The Stained Glass Window Form - Text 1
The Stained Glass Window Form, by Vincent Deville
It was Stan Brakhage who may have inaugurated the stained glass window form when, in Dog Star Man (1962), he punched a hole in the centre of the photograms, reglued fragments of the film stock back into the hole, and made appear in the mouth of his infant child a second image of the same child, thereby intensifying the initial motif. Other filmmakers have followed in his footsteps by removing and replacing parts of the image using various cutting tools (punches, scalpels, perforators, etc.), developing gluing and joining techniques of their own (using glue, scotch tape, ink, etc.) in order to achieve a singular montage aesthetic in the frame and the shot.
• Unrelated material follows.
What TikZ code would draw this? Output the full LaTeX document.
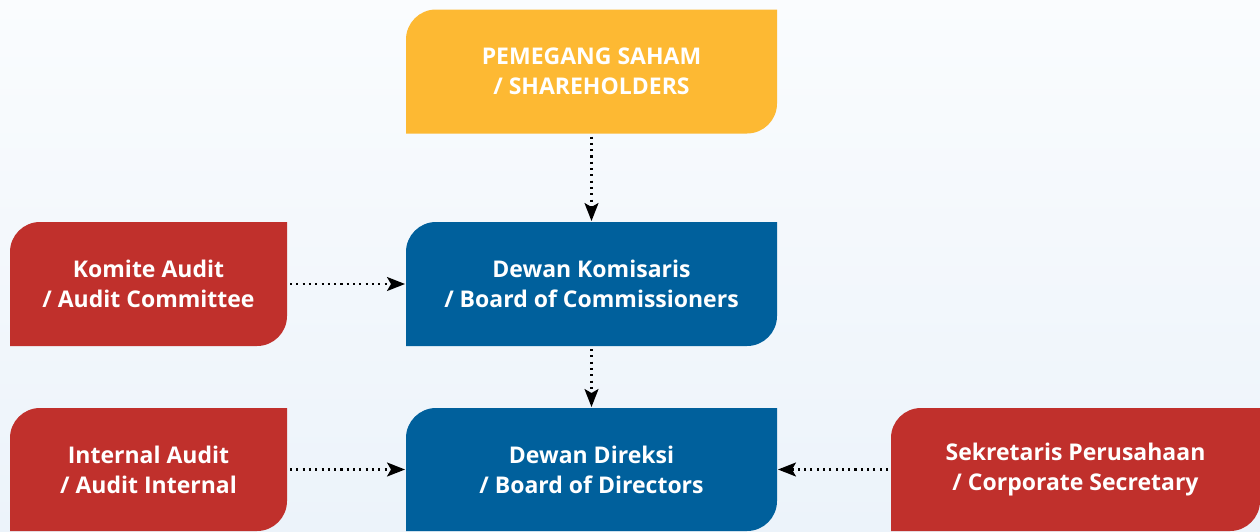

The stained glass form, a cross between surrealist collage, mosaics and inlaid woodworking, is an iconoclastic gesture, one which does not limit itself to carrying out editing cuts between images but rather extends them to within the frame of the photogram, breaking both the content of the image and its base in order to recompose them. We also see a stained glass aesthetic in the arrangement of the fragments, the use of transparency and the taste for bringing out the colours.
We find in the stained glass window form a two-fold analytical dimension: that of the motifs and that of the base. David Matarasso, as he put it during the interview conducted with him,[4] studies the image’s “lines of force” to carry out his cutting up.